Community Services Block Grants: $3.7M Funding Uncertain
A joint legislative committee conducted a hearing on the status of federal funding for impoverished residents throughout the state. HPR’s Wayne Yoshioka reports.
The Community Services Block Grant – CSBG -- was created by Congress in 1964 as part of the War on Poverty. The state’s Office of Community Services receives $3.7 million in federal funding annually. OCS executive director, Rona Suzuki, says the state’s application is completed but the funding is uncertain.
“This is one of the programs that is not included in the President’s budget at this point in time. But this money is important to Hawai’i. It’s been a steady source of funds to support the low income community more effectively and to support our partner agencies. If it does not get funded, it’s not pretty. We will have to reduce services and that’s what’s gonna happen.”
Suzuki says programs differ from island-to-island. They include social services as well as funding for the Big Island’s Hele-On bus service.

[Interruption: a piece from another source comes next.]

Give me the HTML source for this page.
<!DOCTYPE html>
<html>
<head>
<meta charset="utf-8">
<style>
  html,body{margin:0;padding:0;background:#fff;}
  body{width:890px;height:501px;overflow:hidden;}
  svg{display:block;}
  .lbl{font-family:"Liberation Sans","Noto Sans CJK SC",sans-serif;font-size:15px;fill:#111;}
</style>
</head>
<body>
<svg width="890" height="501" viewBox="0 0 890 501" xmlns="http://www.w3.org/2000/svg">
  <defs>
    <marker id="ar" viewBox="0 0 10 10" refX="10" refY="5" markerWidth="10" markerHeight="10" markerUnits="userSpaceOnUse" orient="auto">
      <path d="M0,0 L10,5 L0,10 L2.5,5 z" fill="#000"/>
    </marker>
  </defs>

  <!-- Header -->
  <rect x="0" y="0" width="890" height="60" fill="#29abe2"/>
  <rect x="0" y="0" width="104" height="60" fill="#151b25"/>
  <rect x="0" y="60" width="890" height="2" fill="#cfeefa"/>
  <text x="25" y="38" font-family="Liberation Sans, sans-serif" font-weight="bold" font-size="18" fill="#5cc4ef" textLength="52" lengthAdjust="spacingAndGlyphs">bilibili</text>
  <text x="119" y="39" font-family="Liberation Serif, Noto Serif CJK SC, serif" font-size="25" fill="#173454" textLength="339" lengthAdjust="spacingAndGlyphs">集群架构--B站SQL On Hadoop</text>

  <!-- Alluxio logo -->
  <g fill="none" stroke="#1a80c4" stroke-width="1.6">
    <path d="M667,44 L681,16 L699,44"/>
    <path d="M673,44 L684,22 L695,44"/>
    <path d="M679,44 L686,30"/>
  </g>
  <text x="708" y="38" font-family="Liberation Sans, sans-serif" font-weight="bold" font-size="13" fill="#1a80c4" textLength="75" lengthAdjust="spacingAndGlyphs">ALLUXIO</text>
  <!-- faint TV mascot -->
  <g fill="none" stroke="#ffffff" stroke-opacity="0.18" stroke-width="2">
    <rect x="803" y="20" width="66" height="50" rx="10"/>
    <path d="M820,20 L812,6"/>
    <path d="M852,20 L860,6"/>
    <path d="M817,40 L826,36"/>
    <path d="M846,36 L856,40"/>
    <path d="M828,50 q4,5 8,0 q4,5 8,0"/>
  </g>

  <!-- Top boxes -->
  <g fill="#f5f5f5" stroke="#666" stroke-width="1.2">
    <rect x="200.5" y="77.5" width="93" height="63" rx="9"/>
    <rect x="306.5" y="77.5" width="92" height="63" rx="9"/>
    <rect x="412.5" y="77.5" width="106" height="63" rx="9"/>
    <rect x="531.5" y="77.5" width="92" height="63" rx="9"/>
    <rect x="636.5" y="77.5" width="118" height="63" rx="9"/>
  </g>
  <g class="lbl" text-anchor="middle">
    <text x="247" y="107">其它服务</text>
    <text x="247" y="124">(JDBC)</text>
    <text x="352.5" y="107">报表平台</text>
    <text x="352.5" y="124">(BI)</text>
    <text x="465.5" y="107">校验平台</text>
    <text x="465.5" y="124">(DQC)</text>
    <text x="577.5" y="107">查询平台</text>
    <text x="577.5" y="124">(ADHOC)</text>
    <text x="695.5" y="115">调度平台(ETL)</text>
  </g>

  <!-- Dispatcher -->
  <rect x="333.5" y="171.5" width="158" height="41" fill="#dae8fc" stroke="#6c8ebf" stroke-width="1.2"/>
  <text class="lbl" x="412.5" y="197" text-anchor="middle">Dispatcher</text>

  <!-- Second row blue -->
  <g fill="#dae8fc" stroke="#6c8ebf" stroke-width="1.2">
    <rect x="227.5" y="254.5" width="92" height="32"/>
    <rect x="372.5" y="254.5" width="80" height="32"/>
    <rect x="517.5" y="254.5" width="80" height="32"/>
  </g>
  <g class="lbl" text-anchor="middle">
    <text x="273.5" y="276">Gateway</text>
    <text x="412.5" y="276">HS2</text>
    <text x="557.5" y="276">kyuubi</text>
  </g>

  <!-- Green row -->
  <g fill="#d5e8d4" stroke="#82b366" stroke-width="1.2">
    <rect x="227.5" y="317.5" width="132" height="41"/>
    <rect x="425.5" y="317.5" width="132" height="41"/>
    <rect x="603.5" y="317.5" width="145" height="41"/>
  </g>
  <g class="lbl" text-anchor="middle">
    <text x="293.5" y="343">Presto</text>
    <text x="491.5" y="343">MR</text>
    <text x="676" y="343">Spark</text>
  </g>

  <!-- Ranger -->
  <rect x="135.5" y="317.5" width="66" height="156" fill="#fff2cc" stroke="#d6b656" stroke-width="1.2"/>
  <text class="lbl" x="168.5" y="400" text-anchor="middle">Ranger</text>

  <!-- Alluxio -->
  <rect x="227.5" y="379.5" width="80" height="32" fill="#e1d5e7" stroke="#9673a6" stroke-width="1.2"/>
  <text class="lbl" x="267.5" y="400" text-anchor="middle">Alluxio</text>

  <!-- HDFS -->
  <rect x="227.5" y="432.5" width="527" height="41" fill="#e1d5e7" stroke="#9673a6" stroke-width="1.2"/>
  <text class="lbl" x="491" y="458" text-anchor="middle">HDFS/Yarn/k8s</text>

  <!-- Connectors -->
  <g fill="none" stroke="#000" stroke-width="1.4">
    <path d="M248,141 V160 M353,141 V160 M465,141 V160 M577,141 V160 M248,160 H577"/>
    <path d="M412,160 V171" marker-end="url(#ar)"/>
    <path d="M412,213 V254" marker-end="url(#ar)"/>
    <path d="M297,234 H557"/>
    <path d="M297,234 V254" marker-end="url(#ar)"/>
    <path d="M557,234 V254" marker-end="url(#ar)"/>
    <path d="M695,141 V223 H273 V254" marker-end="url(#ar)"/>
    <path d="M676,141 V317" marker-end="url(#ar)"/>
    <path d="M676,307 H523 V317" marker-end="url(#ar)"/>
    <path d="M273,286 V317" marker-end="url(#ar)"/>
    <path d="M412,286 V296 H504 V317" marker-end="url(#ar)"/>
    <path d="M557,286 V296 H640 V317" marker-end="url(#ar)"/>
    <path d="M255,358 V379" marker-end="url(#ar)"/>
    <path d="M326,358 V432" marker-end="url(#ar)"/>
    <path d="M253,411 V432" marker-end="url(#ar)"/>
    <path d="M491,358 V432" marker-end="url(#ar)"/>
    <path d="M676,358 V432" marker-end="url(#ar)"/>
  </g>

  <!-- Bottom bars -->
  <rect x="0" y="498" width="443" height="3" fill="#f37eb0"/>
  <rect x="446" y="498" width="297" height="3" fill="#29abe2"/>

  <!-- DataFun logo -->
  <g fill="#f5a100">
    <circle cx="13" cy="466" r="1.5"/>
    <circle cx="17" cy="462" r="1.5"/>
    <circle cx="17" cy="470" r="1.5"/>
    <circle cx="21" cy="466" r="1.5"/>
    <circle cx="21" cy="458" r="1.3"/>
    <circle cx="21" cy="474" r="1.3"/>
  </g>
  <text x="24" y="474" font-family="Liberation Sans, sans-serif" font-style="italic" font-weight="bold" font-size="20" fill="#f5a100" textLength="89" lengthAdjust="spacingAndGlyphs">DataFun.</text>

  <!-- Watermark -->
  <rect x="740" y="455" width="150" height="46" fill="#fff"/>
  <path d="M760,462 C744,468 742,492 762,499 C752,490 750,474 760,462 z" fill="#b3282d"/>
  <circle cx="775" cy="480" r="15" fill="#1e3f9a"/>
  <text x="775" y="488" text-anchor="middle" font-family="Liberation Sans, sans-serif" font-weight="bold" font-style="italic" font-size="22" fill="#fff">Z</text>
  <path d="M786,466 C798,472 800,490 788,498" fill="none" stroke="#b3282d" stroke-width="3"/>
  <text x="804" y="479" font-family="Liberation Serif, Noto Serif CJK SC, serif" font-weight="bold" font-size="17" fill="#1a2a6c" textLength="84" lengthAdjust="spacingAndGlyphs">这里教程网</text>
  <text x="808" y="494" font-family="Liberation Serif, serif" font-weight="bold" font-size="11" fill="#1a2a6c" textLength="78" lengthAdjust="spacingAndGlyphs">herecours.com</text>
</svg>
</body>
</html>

“It’s primarily a county contract but CSBG funds do help support the bus service because not all contracts will necessarily pay for administrative costs and so CSBG funds are more flexible and so we’re able to do different things with this money.”

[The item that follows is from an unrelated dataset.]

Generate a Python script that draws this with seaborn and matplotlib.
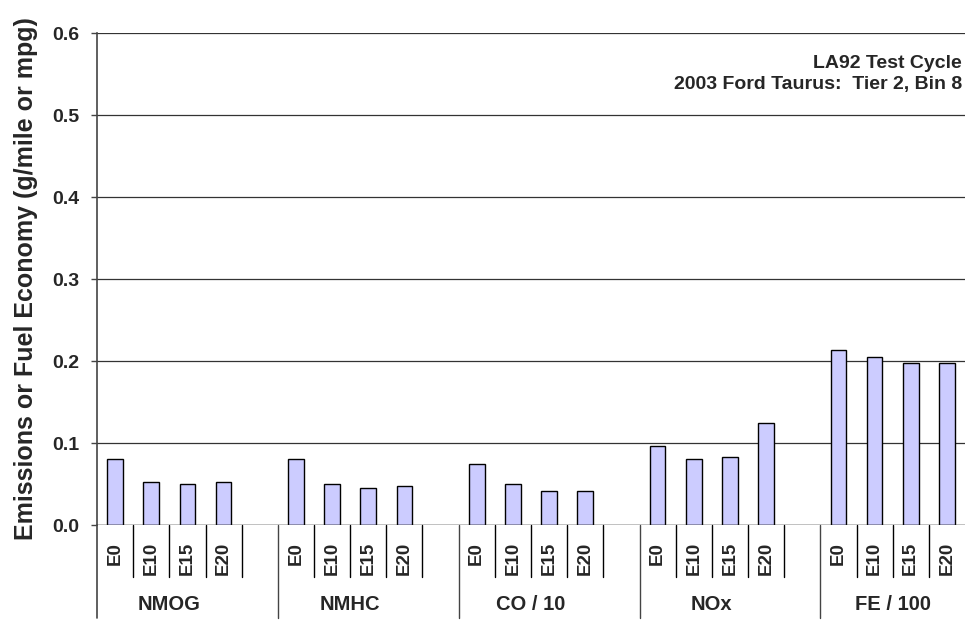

The OCS distributes the federal funds to 4 nonprofit Community Action Agencies in the counties. The Honolulu Action Program receives more than $2-million each year and employs 300 workers. Director of Community Services,Tehani Diaz, says federal funding cuts have not been formally announced but the impact would be program-wide.

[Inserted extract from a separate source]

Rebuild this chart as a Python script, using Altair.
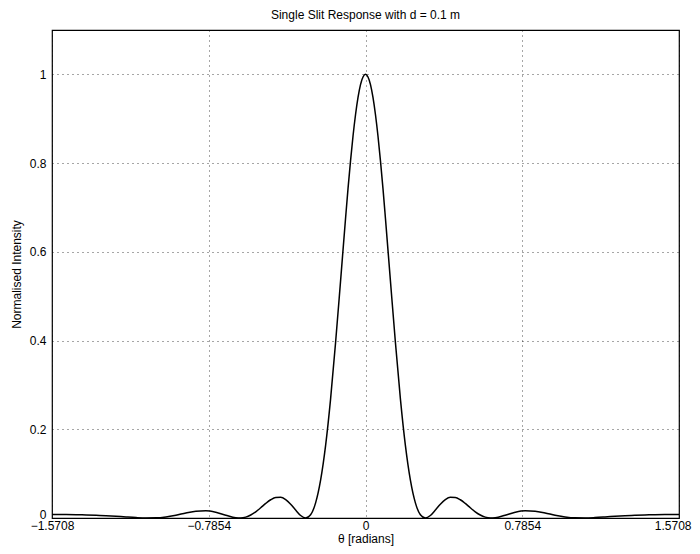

“We have 5 different district centers, one is in Wai’anae, another one is in Ai’ea, one is on the windward side, we have one in Palolo Valley and then the Kalihi area. Agency-wide we serve about 20-thousand individuals and families throughout the year. So it would probably impact the types of programs and services that we are able to provide in the community.”
A joint House and Senate Committee was briefed on the state’s application to the U-S Department of Health and Human Services.
Senate Labor Committee Chair, Jill Tokuda, says CSBG funds impact tens of thousands of the most vulnerable individuals and families.
“The big concern I have, really, is 5-thousand miles away in Washington DC. Three-point-seven million may not sound like much in the guise of a $750 million overall budget for the federal program but to Hawai’i, the nonprofits, to the people that they serve on every island, these are serious issues when you look at the potential cut or elimination of funds.”
Tokuda intends to work with OCS and the Department of Labor and Industrial Relations to look at ways to minimize the potential impact of federal budget cuts. Executive Director Suzuki says the OCS and its Community Action partners are also being proactive.
“We’re working with our Congressional Delegation, we’re working with our National Association in order to ensure our continued funding for this program.”